Bringing this up to more recent times, the American Historical Associate’s (AHA) “History Tuning Project” demonstrates how the characteristics of the interpretive nature of doing history has continued. By collaboratively outlining core concepts and competencies for studies in history, we can better see what historians and teachers of history think students need to learn in terms of “the skills, knowledge, and habits of mind.” Yet, even here, there is an interesting point for reflection on what these elements are and how they change. In the 2013 version of the project, the outline contains what was thought of as core competencies and learning outcomes at the time:
- Engage in historical inquiry, research, and analysis.
- Practice historical empathy.
- Understand the complex nature of the historical record.
- Generate significant, open-ended questions about the past and devise research strategies to answer them.
- Craft historical narrative and argument.
- Practice historical thinking as central to engaged citizenship
By the 2016 iteration of the project, this list was altered for the core competencies and learning outcomes to reflect what participating institutions felt was a more accurate way of assessing students.
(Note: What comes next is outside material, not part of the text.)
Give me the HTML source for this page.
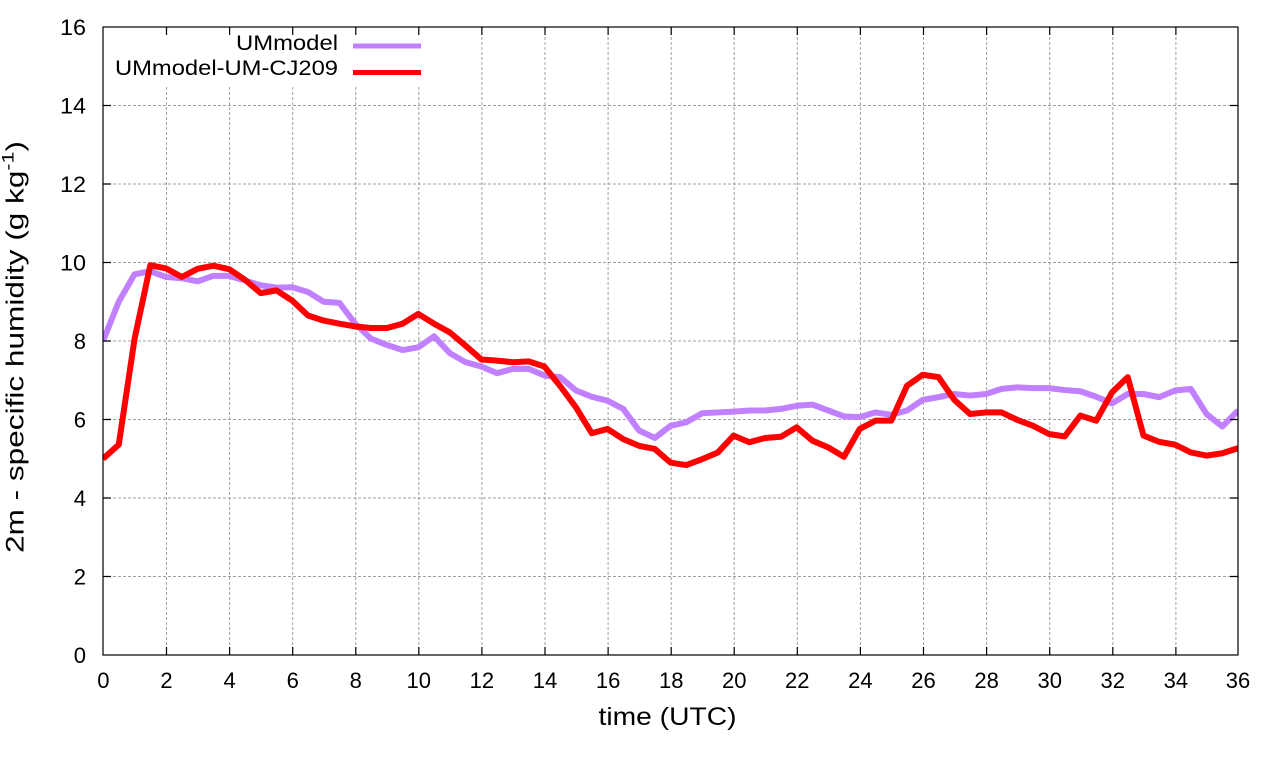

These involve:
- Building historical knowledge;
- Developing historical methods;
- Recognizing the provisional nature of knowledge, the disciplinary preference for complexity, and the comfort with ambiguity that history requires;
- Applying the range of skills it takes to decode the historical record because of its incomplete, complex, and contradictory nature;
- Create historical arguments and narratives;
- And using historical perspective in a central way for an active citizenry.
These methods frame history as being intrinsically interpretive work, fostering an inquiry-based learning pedagogy and relying on practices to evaluate interpretations and arguments. In fact, studies have demonstrated that for history to be taught effectively, it is important that students are engaged in an enthusiastic manner. This is done by allowing them to do history work in a creative and relevant way, a manner that is counter to many modern perceptions of learning about history, and is cultivated with an inquiry-based model. This type of approach centers the asking of questions that mean something to the student (or researcher) generates authenticity to the project and motivates them to move beyond the prompts they might be given to complete assignments, providing a “scaffolding” of guidance that spurs onto further inquiry and empowers them to “construct their own learning” that is all based around the elements of historical thinking.4
Historical thinking is multifaceted. This inquiry-based approach not only embodies the seemingly enduring characteristics of thinking historically, but becomes molded to those who engage with it. For example, T. Mills Kelly notes that for students, historical thinking “is often framed as a set of questions, which the answers will provide them with greater certainty.” These questions are:
- What happened?
- When did it happen?
- Why did it happen?
- Who was responsible?
- Will that be on the exam?5
These very questions get to the very core of what is involved in historical thinking, that of critical analysis and interpretation of the narratives to build arguments and construct meaningful and accurate stories of the past.
Though these elements will likely continue to evolve as our engagement with history as a discipline will change according to the context around it, it seems that there is a clear set of notions that what comprises historical thinking: inquiry, interpretation, engagement, and reflection.
1. Calder, Lendol and Tracy Steffes. “Measuring College Learning in History.” Social Science Research Council. May 2016.
3. Wineburg, Sam. “Crazy for History” The Journal of American History 90, no. 4. March 2004.
4. Sleeter, N., Schrum, K., Swan, A., & Broubalow, J. (2019). “Reflective of my best work”: Promoting inquiry-based learning in a hybrid graduate history course. Arts and Humanities in Higher Education.
5. Kelly, T. Mills. “Thinking: How Students Learn About the Past” in Teaching History in the Digital Age 2013.